Here’s the unambiguous answer: yes. Emphatically yes, with the single caveat that you need to go in knowing what kind of series you’re about to watch.
Kaattaan is not a conventional crime thriller. It is not a mass action drama. It is not the kind of series that hands you satisfaction in regular intervals. It is slow, deliberate, morally complex, and built on the Rashomon premise that truth is plural and identity is constructed. If those qualities sound interesting to you, this is essential viewing—one of the strongest Tamil OTT releases in recent memory and the kind of series that justifies streaming platforms’ investment in regional content.
Vijay Sethupathi is extraordinary. M. Manikandan directs with genuine intelligence. The rural setting is rendered with authenticity. The finale delivers meaning rather than mere shock. And the central question—who creates the monster?—lingers after the credits roll in exactly the way good storytelling should linger.
Overall Rating: 4.5/5
The series trended for four days following its release. It generated the kind of audience engagement that commercial releases with ten times the marketing budget struggle to achieve.

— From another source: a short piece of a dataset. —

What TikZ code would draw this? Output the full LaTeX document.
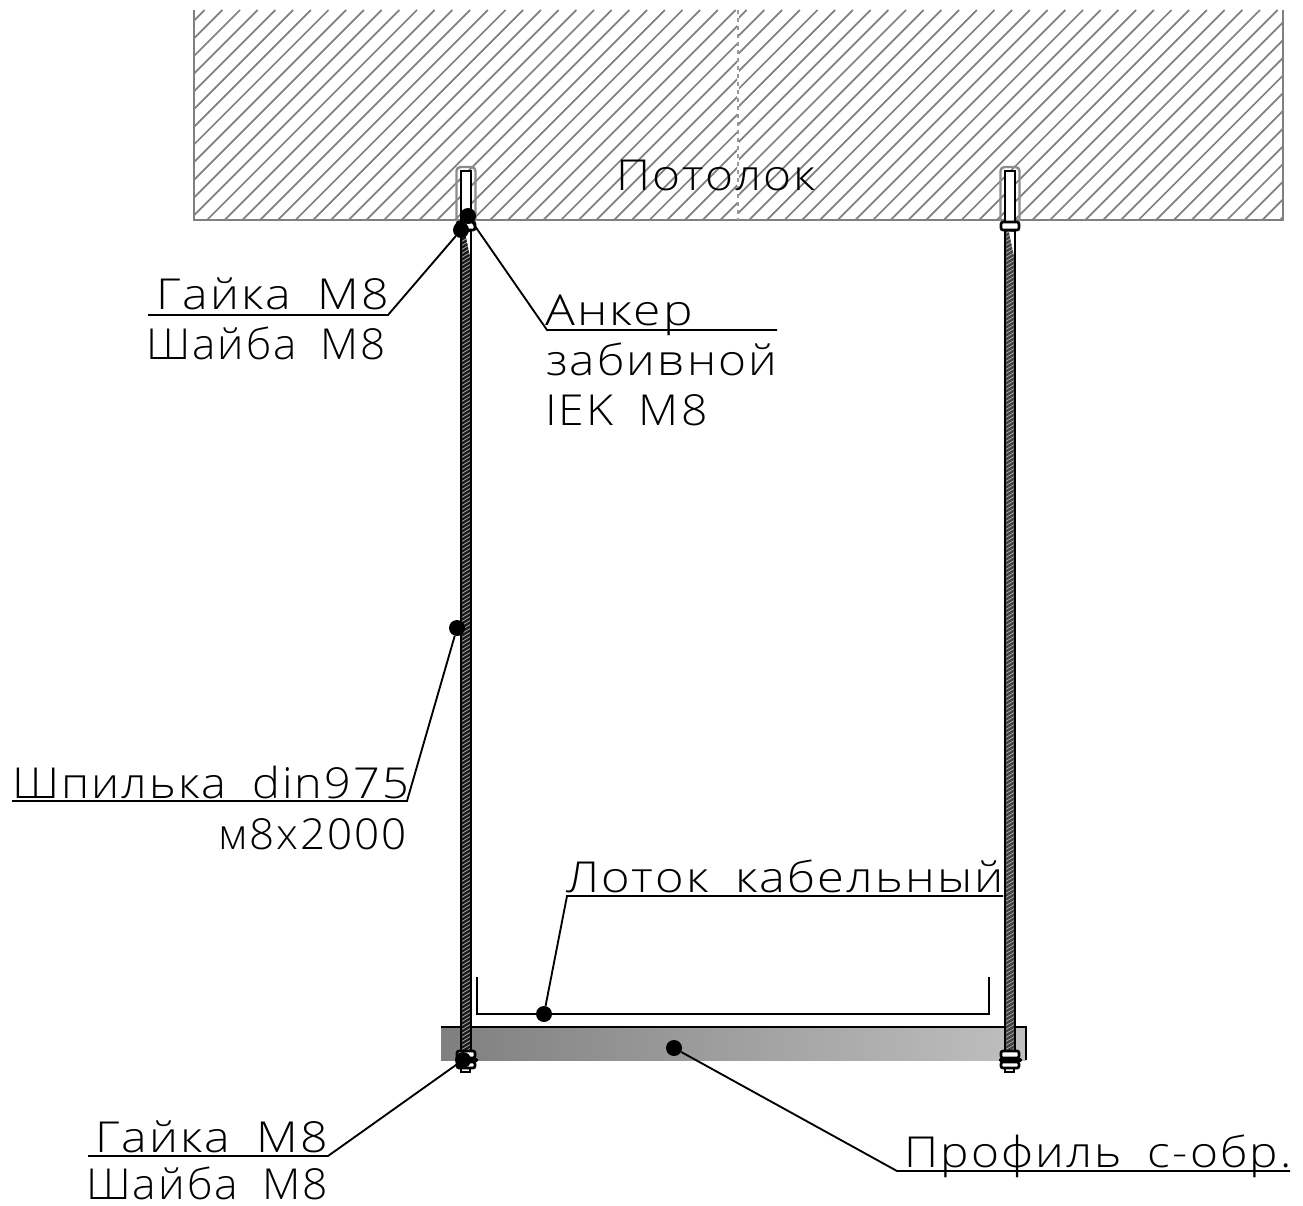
\documentclass[tikz,border=0pt]{standalone}
\usepackage{fontspec}
\setmainfont{Open Sans Light}[FakeStretch=1.12,LetterSpace=5,WordSpace=1.8]
\usepackage{tikz}
\pgfmathsetmacro{\hatchStep}{17.7}
\tikzset{
	hatchline/.style={black!50, line width=1.3pt},
	dot/.style={circle, fill=black, inner sep=0, minimum size=12pt},
	leader/.style={black, line width=1.4pt},
	lbl/.style={anchor=base west, inner sep=0, font=\fontsize{32}{32}\selectfont},
	fit x/.style={xscale=#1, transform shape},
	part/.style={draw=black, line width=1.5pt, fill=white},
	nut/.style={draw=black, line width=2pt, fill=white, rounded corners=1.5pt}
}
\newcommand{\rodAt}[2]{
	\fill[black!#2] (#1, 230) rectangle ++(10, 836);
	\begin{scope}
		\clip (#1, 230) rectangle ++(10, 836);
		\foreach \y in {230, 234, ..., 1066} \draw[gray!70, line width=.6pt] (#1, \y) -- ++(10, -6);
		\fill[white] ({#1+4}, 232) -- ({#1+10}, 232) -- ({#1+9}, 256) -- cycle;
	\end{scope}
	\draw[black, line width=1.4pt] (#1, 230) rectangle ++(10, 836);
}
\newcommand{\anchorAt}[1]{
	\draw[black!45, line width=1.8pt, rounded corners=3pt] ({#1-4.5}, 221) -- ({#1-4.5}, 167) -- ({#1+14.5}, 167) -- ({#1+14.5}, 221);
	\draw[part] (#1, 222) -- (#1, 171) -- ({#1+10}, 171) -- ({#1+10}, 222);
	\draw[nut] ({#1-4}, 222) rectangle ({#1+14}, 230);
}
\newcommand{\nutsAt}[1]{
	\draw[part] (#1, 1066) rectangle ({#1+9}, 1072);
	\draw[nut] ({#1-4}, 1062) rectangle ({#1+14}, 1068);
	\draw[nut] ({#1-4}, 1051) rectangle ({#1+14}, 1058);
	\fill[black, rounded corners=1pt] ({#1-6}, 1058) rectangle ({#1+17}, 1062);
}

\begin{document}
\begin{tikzpicture}[x=.75pt, y=-.75pt]
	\useasboundingbox (0, 0) rectangle (1303, 1206);
	% ceiling
	\begin{scope}
		\clip (194, 10) rectangle (737, 220);
		\foreach \k in {11, ..., 54} \draw[hatchline] ({2.2+\hatchStep*\k-10}, 10) -- ++(-210, 210);
	\end{scope}
	\begin{scope}
		\clip (739, 10) rectangle (1283, 220);
		\foreach \k in {41, ..., 84} \draw[hatchline] ({13.3+\hatchStep*\k-10}, 10) -- ++(-210, 210);
	\end{scope}
	\draw[black!50, line width=1.5pt] (194, 10) -- (194, 220) -- (1283, 220) -- (1283, 10);
	\draw[black!40, line width=1pt, dashed] (738, 10) -- (738, 220);
	\node[lbl] (ceilingText) at (616, 190) {Потолок};
	% profile and tray
	\shade[left color=black!50, right color=black!25] (441, 1027) rectangle (1026, 1060);
	\draw[black, line width=1.6pt] (441, 1027) -- (1026, 1027) -- (1026, 1060);
	\draw[black, line width=1.6pt] (477, 977) -- (477, 1014) -- (989, 1014) -- (989, 977);
	% rods
	\rodAt{461}{90}
	\rodAt{1005}{75}
	\anchorAt{461}
	\anchorAt{1005}
	\nutsAt{461}
	\nutsAt{1005}
	% leaders
	\node[dot] (dotAnchor) at (468, 216) {};
	\node[dot] (dotNutTop) at (461, 230) {};
	\node[dot] (dotStud) at (457, 628) {};
	\node[dot] (dotTray) at (544, 1014) {};
	\node[dot] (dotProfile) at (674, 1048) {};
	\node[dot] (dotNutLow) at (463, 1060) {};
	\coordinate (a1) at (388, 315);
	\coordinate (a2) at (148, 315);
	\coordinate (b1) at (547, 330);
	\coordinate (b2) at (777, 330);
	\coordinate (c1) at (407, 801);
	\coordinate (c2) at (12, 801);
	\coordinate (d1) at (567, 896);
	\coordinate (d2) at (1003, 896);
	\coordinate (e1) at (328, 1156);
	\coordinate (e2) at (88, 1156);
	\coordinate (f1) at (897, 1171);
	\coordinate (f2) at (1290, 1171);
	\draw[leader] (dotNutTop) -- (a1) -- (a2);
	\draw[leader] (dotAnchor) -- (b1) -- (b2);
	\draw[leader] (dotStud) -- (c1) -- (c2);
	\draw[leader] (dotTray) -- (d1) -- (d2);
	\draw[leader] (dotNutLow) -- (e1) -- (e2);
	\draw[leader] (dotProfile) -- (f1) -- (f2);
	% labels
	\node[lbl, fit x=1.01] (nutTop) at (156, 309) {Гайка M8};
	\node[lbl, fit x=.92] (washerTop) at (146, 359) {Шайба M8};
	\node[lbl, fit x=1.04] (anchorA) at (545, 325) {Анкер};
	\node[lbl] (anchorB) at (546, 375) {забивной};
	\node[lbl, fit x=.97] (anchorC) at (545, 425) {IEK M8};
	\node[lbl, fit x=.98] (studA) at (12, 798) {Шпилька din975};
	\node[lbl, fit x=.92] (studB) at (218, 849) {м8х2000};
	\node[lbl, fit x=1.02] (trayText) at (566, 892) {Лоток кабельный};
	\node[lbl, fit x=1.01] (nutLow) at (95, 1152) {Гайка M8};
	\node[lbl, fit x=.93] (washerLow) at (86, 1199) {Шайба M8};
	\node[lbl] (profileText) at (904, 1167) {Профиль с-обр.};
\end{tikzpicture}
\end{document}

It did this by being genuinely good rather than strategically positioned—by being a series that people felt compelled to discuss because it gave them something worth discussing.
That’s what the best storytelling does. It doesn’t just entertain. It gives you something to carry. A question that doesn’t resolve. A character you can’t quite categorize. A moment that looked one way the first time you saw it and looks different now.
Kaattaan gives you all of that. Vijay Sethupathi carries it. M. Manikandan shapes it. And somewhere in rural Tamil Nadu, a man at a festival commits an act of violence that means everything and nothing, hero and monster, miracle and atrocity, all at once.
Watch it. Think about it. Then think about it again.
Now streaming on Jio Hotstar.
What is the Rashomon narrative structure used in Kaattaan?
The Rashomon structure—named after Akira Kurosawa’s 1950 film—tells the same event through multiple conflicting perspectives, with each account being equally plausible and equally incomplete.
How many episodes is Kaattaan and how long is each one?
Kaattaan is an 8-episode series with each episode running approximately 45 minutes. Total viewing time is approximately 6 hours, making it a comfortable weekend binge for most viewers.
Is Kaattaan available with subtitles for non-Tamil speakers?
The series is in Tamil on Jio Hotstar. Subtitle availability varies by region and platform configuration, but Jio Hotstar typically provides subtitles for regional language content.